- North Laurel, Maryland United States

Information
- Other name: Laurel Colored Agricultural and Industrial School
- Established: 1901
- Founder: Ernest Lyon
- Closed: unknown
- Principal: R.J. Pollard

= Maryland Industrial and Agricultural Institute for Colored Youths =

The Maryland Industrial and Agricultural Institute for Colored Youths was a school originally located in North Laurel, Maryland, United States. It was founded in 1901 by Ernest Lyon for the education of African-American students in central Maryland.

== History ==
In 1901 Ernest Lyon, the pastor at John Wesley Church in Baltimore, Maryland and a professor at Morgan College, purchased 87 acres of land located near the city of Laurel, Maryland and the Patuxent River for the establishment of a school dedicated to the education of African-American students, and served as the institution's first president, with agriculturalist R.J. Pollard as principal. Lyon was inspired by Booker T. Washington's advocacy of industrial education for African American children, and Washington later wrote in support of the Maryland Industrial and Agricultural Institute and similar institutions to the Maryland State Commission of Education. Pollard described the aims of the mission of the institute's founders as "the establishment of a Hampton or Tuskegee in Maryland-in the Black Belt of Maryland-as we have styled it."

The school was also known as the "Laurel Colored Agricultural and Industrial School."

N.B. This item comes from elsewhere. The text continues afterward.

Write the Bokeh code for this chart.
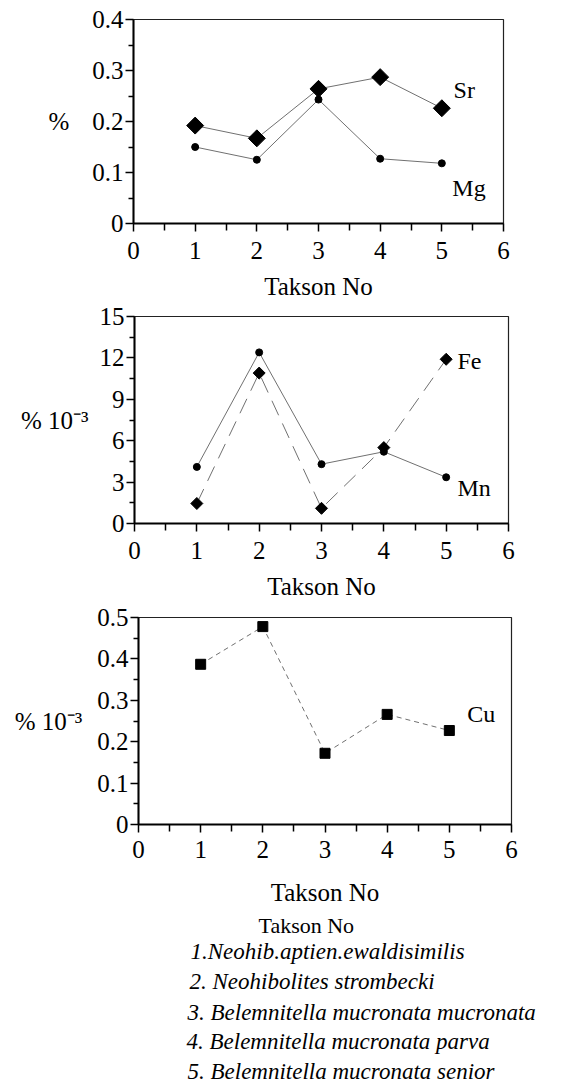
from bokeh.plotting import figure
from bokeh.layouts import column
from bokeh.models import Range1d, FixedTicker, Label, CustomJSTickFormatter
from bokeh.embed import file_html
from bokeh.resources import INLINE
import math

# ---- data ----
taxa = [1, 2, 3, 4, 5]
x_ticks = [0, 1, 2, 3, 4, 5, 6]
x_minor = [0.5, 1.5, 2.5, 3.5, 4.5, 5.5]

sr = [0.192, 0.167, 0.264, 0.287, 0.226]
mg = [0.150, 0.125, 0.243, 0.127, 0.118]

mn = [4.1, 12.4, 4.3, 5.2, 3.35]
fe = [1.45, 10.9, 1.1, 5.5, 11.9]

cu = [0.387, 0.478, 0.172, 0.266, 0.227]

y1_ticks = [0, 0.1, 0.2, 0.3, 0.4]
y1_minor = [0.05, 0.15, 0.25, 0.35]
y2_ticks = [0, 3, 6, 9, 12, 15]
y2_minor = [1.5, 4.5, 7.5, 10.5, 13.5]
y3_ticks = [0, 0.1, 0.2, 0.3, 0.4, 0.5]
y3_minor = [0.05, 0.15, 0.25, 0.35, 0.45]

x_title = "Takson No"
y1_title = "%"
y2_title = "% 10\u207b\u00b3"
y3_title = "% 10\u207b\u00b3"
taxon_names = [
    "1.Neohib.aptien.ewaldisimilis",
    "2. Neohibolites strombecki",
    "3. Belemnitella mucronata mucronata",
    "4. Belemnitella mucronata parva",
    "5. Belemnitella mucronata senior",
]

FONT = "Liberation Serif"
LINE = "#707070"


def panel(height, top, left, right, frame_h, y_end, yt, ym, fmt_code, ytitle,
          ytitle_standoff, tick_standoff, title_standoff):
    p = figure(width=578, height=height,
               x_range=Range1d(0, 6), y_range=Range1d(0, y_end),
               min_border_left=left, min_border_right=578 - right,
               min_border_top=top, min_border_bottom=height - top - frame_h,
               output_backend="svg", toolbar_location=None)
    p.xgrid.visible = False
    p.ygrid.visible = False
    p.outline_line_color = "#222222"
    p.outline_line_width = 1.2
    p.background_fill_color = "white"
    p.border_fill_color = "white"
    p.xaxis.ticker = FixedTicker(ticks=x_ticks, minor_ticks=x_minor)
    p.yaxis.ticker = FixedTicker(ticks=yt, minor_ticks=ym)
    p.yaxis.formatter = CustomJSTickFormatter(code=fmt_code)
    for ax in (p.xaxis[0], p.yaxis[0]):
        ax.axis_line_color = "black"
        ax.axis_line_width = 2
        ax.major_tick_line_color = "black"
        ax.minor_tick_line_color = "black"
        ax.major_tick_line_width = 1.5
        ax.minor_tick_line_width = 1.5
        ax.major_tick_in = 0
        ax.minor_tick_in = 0
        ax.major_tick_out = 8
        ax.major_label_text_font = FONT
        ax.major_label_text_font_size = "25px"
        ax.major_label_text_color = "black"
        ax.axis_label_text_font = FONT
        ax.axis_label_text_font_size = "25px"
        ax.axis_label_text_font_style = "normal"
        ax.axis_label_text_color = "black"
    p.xaxis.minor_tick_out = 7
    p.yaxis.minor_tick_out = 5
    p.xaxis.major_label_standoff = tick_standoff
    p.yaxis.major_label_standoff = 2
    p.xaxis.axis_label = x_title
    p.xaxis.axis_label_standoff = title_standoff
    p.yaxis.axis_label = ytitle
    p.yaxis.axis_label_orientation = "horizontal"
    p.yaxis.axis_label_standoff = ytitle_standoff
    return p


def lab(p, x, y, text, size="24px", align="left", baseline="middle", style="normal"):
    p.add_layout(Label(x=x, y=y, text=text, text_font=FONT, text_font_size=size,
                       text_align=align, text_baseline=baseline, text_color="black",
                       text_font_style=style))


# ---- panel 1: Sr, Mg ----
p1 = panel(302, 19, 133, 503, 205, 0.4, y1_ticks, y1_minor,
           "return tick == 0 ? '0' : tick.toFixed(1);", y1_title, 20, 10, 11)
p1.line(taxa, sr, line_color=LINE, line_width=1)
p1.line(taxa, mg, line_color=LINE, line_width=1)
p1.scatter(taxa, sr, marker="square", angle=math.pi / 4, size=12, color="black")
p1.scatter(taxa, mg, marker="circle", size=7, color="black")
lab(p1, 5.19, 0.261, "Sr")
lab(p1, 5.17, 0.070, "Mg")

# ---- panel 2: Fe, Mn ----
p2 = panel(301, 14, 134, 508, 207, 15, y2_ticks, y2_minor,
           "return tick.toFixed(0);", y2_title, 8, 10, 11)
p2.line(taxa, mn, line_color=LINE, line_width=1)
p2.line(taxa, fe, line_color=LINE, line_width=1, line_dash="16 9")
p2.scatter(taxa, mn, marker="circle", size=7, color="black")
p2.scatter(taxa, fe, marker="square", angle=math.pi / 4, size=8.5, color="black")
lab(p2, 5.18, 11.8, "Fe")
lab(p2, 5.18, 2.6, "Mn")

# ---- panel 3: Cu ----
p3 = panel(305, 14, 138, 511, 207, 0.5, y3_ticks, y3_minor,
           "return tick == 0 ? '0' : tick.toFixed(1);", y3_title, 12, 8, 18)
p3.line(taxa, cu, line_color=LINE, line_width=1, line_dash="5 4")
p3.scatter(taxa, cu, marker="square", size=10, color="black")
lab(p3, 5.29, 0.268, "Cu")

# ---- list of taxa ----
top4 = 908
p4 = figure(width=578, height=1086 - top4, x_range=Range1d(0, 578), y_range=Range1d(1086, top4),
            min_border=0, x_axis_location=None, y_axis_location=None,
            output_backend="svg", toolbar_location=None)
p4.grid.visible = False
p4.outline_line_color = None
lab(p4, 258, 925, x_title, "22px")
name_x = [190, 189, 187, 186, 187]
name_y = [951, 981, 1012, 1041, 1071]
for nx, ny, name in zip(name_x, name_y, taxon_names):
    lab(p4, nx, ny, name, "23px", style="italic")

layout = column(column(p1), column(p2), column(p3), column(p4), spacing=0)
open("out.html", "w").write(file_html(layout, INLINE))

By 1913, the school was no longer located in Laurel. The school later merged with Bowie Normal School.

== Funding and curriculum ==
Although the Industrial and Agricultural Institute initially had difficulty securing adequate funding from the Maryland State Legislature to support its operation and relied largely on private funding, by 1909 it was one of a number of industrial schools for African-American youths that were commended by the Maryland State Commission of Education as a model of industrial education. All students received instruction in English, as well as in one of more of the following subject areas: "carpentry, mechanical drawing, farming, cookery, dressmaking, laundering and housekeeping." Students cultivated crops on the school's farmland which were used to feed school attendees and staff as well as livestock cared for by the students. The initial class consisted of eight students, who boarded on campus.